A boil is a common example of an abscess in the skin, but abscesses can occur in almost any part of the body. Abscesses inside the body usually occur in the spaces between the internal organs.
Pus is mainly a collection of millions of dead cells from your immune system that have tried to deal with an infection. Pus also contains many germs and the dead body cells
Symptoms often depend on whereabouts in the body the abscess occurs. There is often pain in the affected area and a general feeling of illness, with fever, sweats, chills and general aches and pains.
A skin abscess may appear as an open wound or sore, or as a smooth lump under the skin. The area may be warm and tender to touch. People with white or pale skin may notice that the skin around the area is reddened.
The usual cause of an abscess is an infection with bacteria. Certain bacteria are more likely to be pus-forming as they make toxins (chemicals) which can damage the body's tissues. These include: Staphylococcus aureus and Streptococcus pyogenes.
Abscesses occur for several reasons. For example, skin abscesses may occur when the oil (sebaceous) glands or sweat glands become blocked, the hair follicles become inflamed (this is called a perifollicular abscess), or from minor wounds to the skin.
Germs get under the skin or into these glands, and are fought off by the body's defences.

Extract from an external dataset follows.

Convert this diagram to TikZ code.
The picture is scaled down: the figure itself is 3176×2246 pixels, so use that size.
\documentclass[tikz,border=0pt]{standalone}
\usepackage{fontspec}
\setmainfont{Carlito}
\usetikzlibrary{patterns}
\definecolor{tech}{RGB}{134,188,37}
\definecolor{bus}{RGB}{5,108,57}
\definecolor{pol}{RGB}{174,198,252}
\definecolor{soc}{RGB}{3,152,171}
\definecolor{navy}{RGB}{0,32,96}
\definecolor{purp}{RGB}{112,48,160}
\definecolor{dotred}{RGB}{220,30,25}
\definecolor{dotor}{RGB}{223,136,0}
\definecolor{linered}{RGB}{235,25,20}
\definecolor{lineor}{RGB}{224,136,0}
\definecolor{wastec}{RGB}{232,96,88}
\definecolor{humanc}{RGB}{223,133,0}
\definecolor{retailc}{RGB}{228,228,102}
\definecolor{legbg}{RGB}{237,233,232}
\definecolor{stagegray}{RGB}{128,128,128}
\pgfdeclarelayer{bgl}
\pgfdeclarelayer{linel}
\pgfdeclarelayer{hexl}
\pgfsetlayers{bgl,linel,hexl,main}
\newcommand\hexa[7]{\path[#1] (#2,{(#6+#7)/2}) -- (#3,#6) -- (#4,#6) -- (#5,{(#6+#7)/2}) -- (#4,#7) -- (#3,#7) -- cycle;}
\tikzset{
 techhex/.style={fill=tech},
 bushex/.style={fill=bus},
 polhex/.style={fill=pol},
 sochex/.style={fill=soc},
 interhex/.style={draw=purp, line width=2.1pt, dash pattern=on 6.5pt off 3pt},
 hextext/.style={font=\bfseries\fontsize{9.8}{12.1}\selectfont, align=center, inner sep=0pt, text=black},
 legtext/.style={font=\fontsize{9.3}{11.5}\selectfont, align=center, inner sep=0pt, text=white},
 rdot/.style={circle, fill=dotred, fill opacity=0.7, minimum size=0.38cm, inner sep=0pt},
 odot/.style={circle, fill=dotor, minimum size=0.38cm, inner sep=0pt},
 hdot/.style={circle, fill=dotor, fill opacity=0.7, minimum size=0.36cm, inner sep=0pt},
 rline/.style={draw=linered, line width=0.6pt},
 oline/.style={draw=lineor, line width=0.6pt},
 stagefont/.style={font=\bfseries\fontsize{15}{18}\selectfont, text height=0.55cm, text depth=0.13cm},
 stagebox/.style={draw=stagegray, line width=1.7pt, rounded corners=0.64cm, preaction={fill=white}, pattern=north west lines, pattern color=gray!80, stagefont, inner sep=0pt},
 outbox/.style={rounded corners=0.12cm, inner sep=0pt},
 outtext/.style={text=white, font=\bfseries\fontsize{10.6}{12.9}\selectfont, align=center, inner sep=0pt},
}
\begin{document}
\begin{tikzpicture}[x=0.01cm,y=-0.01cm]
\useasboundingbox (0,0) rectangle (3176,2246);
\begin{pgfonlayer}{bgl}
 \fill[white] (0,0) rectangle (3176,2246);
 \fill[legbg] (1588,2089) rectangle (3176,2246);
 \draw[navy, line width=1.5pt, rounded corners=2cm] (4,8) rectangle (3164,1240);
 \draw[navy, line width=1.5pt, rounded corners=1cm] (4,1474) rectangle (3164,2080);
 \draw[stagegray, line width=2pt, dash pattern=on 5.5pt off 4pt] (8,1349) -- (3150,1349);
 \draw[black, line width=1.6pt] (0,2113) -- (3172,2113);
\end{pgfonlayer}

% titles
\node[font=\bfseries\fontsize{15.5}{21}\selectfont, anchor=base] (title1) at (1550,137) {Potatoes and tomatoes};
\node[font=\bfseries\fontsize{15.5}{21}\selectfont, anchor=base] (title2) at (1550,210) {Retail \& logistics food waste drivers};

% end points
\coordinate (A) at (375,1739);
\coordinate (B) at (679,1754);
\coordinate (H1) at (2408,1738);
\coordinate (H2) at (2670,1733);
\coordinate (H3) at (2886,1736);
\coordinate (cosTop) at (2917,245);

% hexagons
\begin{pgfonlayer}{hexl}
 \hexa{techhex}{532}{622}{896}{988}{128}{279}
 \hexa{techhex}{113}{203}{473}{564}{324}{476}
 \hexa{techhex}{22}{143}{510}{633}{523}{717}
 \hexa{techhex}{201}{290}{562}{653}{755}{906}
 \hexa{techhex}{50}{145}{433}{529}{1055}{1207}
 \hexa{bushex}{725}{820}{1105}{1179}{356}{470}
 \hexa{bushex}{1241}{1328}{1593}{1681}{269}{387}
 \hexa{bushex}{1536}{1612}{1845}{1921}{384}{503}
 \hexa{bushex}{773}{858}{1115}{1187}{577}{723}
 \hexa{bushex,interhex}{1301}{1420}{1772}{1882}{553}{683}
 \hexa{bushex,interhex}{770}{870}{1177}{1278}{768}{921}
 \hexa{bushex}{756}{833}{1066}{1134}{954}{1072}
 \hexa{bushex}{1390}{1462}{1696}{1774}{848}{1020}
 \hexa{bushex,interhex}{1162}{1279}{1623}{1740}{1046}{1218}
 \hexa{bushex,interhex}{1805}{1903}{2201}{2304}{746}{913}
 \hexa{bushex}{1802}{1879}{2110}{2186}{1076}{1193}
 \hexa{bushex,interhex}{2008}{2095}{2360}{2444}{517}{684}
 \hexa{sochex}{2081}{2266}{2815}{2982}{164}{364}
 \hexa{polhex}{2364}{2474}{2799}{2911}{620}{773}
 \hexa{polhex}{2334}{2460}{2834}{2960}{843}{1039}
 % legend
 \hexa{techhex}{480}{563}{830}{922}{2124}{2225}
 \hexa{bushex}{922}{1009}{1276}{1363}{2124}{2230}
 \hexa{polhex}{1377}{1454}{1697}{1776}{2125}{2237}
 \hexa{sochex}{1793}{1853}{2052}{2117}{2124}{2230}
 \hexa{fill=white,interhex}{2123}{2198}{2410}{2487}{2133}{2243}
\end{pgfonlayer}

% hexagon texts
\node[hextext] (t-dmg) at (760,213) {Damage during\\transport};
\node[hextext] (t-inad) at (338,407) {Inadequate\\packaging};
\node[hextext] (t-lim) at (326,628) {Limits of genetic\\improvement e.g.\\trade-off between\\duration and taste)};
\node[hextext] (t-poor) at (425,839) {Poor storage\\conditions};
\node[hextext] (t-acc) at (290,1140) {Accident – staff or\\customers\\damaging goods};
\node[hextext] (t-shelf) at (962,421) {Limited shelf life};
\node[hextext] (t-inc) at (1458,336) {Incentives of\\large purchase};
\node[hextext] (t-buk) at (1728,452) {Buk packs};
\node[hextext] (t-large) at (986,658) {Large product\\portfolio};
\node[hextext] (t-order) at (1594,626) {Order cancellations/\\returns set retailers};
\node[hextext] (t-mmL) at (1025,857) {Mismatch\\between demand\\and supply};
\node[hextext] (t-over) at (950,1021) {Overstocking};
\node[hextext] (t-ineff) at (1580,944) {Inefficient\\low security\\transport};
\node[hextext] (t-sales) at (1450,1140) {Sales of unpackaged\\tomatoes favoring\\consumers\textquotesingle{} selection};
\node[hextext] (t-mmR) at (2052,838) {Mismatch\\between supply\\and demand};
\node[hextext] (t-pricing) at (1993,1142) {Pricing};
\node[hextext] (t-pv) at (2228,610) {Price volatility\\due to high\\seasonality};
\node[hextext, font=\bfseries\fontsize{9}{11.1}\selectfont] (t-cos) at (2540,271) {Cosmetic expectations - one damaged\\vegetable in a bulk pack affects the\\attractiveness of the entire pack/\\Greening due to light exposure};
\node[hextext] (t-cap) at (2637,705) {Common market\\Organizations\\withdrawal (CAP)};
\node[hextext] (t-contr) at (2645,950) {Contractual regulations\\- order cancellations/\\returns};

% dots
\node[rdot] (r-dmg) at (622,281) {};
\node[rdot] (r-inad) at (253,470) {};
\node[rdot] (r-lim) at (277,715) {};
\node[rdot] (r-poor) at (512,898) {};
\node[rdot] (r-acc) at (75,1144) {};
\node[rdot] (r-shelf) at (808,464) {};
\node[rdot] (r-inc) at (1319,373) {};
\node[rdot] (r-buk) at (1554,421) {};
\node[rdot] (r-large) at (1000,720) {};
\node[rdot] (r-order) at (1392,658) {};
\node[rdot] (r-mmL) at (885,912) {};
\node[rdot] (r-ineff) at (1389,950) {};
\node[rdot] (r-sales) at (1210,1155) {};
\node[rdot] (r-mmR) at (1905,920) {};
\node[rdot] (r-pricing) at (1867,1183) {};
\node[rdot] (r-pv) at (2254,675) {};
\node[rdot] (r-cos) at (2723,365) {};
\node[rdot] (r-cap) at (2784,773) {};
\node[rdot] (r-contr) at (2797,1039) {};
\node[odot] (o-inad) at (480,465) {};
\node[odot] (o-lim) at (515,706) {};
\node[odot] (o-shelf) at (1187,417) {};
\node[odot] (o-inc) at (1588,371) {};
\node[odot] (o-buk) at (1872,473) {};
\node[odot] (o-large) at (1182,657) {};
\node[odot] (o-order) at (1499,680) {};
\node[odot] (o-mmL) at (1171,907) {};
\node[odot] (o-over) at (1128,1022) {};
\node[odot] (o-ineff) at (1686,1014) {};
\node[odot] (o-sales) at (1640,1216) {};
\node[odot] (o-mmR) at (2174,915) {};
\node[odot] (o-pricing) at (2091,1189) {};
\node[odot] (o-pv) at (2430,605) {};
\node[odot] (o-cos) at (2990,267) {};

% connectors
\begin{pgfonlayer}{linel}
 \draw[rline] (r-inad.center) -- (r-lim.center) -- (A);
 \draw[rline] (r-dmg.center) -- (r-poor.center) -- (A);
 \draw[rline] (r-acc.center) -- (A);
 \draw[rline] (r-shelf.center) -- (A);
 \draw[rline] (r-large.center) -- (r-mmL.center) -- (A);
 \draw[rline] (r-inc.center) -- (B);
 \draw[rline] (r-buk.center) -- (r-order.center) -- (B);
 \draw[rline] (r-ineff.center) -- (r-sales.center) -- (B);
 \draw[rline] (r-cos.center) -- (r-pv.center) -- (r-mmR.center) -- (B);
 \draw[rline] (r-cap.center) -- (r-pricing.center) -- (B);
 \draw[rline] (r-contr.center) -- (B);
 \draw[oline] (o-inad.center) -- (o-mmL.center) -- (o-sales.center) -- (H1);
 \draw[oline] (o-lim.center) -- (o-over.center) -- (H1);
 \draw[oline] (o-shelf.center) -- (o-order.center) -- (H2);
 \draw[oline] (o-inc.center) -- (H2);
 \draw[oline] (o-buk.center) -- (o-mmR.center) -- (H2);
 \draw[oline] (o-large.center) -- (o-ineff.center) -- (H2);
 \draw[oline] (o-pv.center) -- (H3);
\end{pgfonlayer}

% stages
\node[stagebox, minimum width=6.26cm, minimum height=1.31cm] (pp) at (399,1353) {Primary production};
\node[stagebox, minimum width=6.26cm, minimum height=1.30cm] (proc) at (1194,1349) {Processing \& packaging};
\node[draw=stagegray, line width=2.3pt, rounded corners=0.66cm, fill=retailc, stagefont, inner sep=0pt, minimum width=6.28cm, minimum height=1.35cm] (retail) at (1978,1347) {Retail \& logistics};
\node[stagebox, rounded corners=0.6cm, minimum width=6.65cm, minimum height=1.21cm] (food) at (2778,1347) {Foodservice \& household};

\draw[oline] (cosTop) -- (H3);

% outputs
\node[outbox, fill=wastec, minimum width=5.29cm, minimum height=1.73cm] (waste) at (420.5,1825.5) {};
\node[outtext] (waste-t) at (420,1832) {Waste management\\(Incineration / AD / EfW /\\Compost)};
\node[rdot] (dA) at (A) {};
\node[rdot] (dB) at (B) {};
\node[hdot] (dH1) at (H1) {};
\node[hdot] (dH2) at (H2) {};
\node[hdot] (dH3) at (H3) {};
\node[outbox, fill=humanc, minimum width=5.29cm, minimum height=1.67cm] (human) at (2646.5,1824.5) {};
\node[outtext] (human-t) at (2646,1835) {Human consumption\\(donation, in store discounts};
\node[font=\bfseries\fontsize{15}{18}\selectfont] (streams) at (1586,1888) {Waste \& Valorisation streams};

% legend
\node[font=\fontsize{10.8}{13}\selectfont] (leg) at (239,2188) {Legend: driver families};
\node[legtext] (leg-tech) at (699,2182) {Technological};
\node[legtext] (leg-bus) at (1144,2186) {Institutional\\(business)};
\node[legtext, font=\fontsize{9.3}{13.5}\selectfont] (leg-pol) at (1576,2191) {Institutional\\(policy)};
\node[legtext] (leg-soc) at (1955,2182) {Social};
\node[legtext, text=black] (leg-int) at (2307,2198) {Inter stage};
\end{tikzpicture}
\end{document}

People with weakened immune systems are more likely to develop abscesses. These include people with AIDS, cancer, or diabetes, people who are having treatment such as chemotherapy or chronic steroid therapy, and those who have had serious trauma such as extensive burns.
Skin abscesses can often be diagnosed by a physical examination of the area. Your doctor will probably ask you for your medical history to help him or her find the cause of the problem. They may also ask you how long the abscess has been there, if you have been injured in that area, whether you have had any fever or illness and if you are taking any medications.
An abscess on an internal organ may be diagnosed by X-ray or scanning. Sometimes an operation is needed to detect it.
See your doctor if you have an abscess, because it may need to be drained of pus to stop the infection spreading. This is particularly important if you have another condition such as diabetes, cancer or AIDS, or if your temperature goes over 38.3ºC (101 F).
You may need a small operation to open the abscess and let the pus drain out.
Sometimes an abscess forms its own drainage track to the surface. This is called a sinus and tends to be permanent unless both the abscess and the track are removed surgically.
Antibiotics are only effective if the abscess wall is broken down. This is because they cannot penetrate the abscess wall to fight the infection inside.
A more complicated operation is needed to drain an abscess from inside the body. The techniques vary, depending on where the abscess is in the body.
You can help to prevent skin abscesses by washing your skin at least once a day with water and soap. Take care when shaving your face, legs, underarms or pubic area to avoid nicking your skin.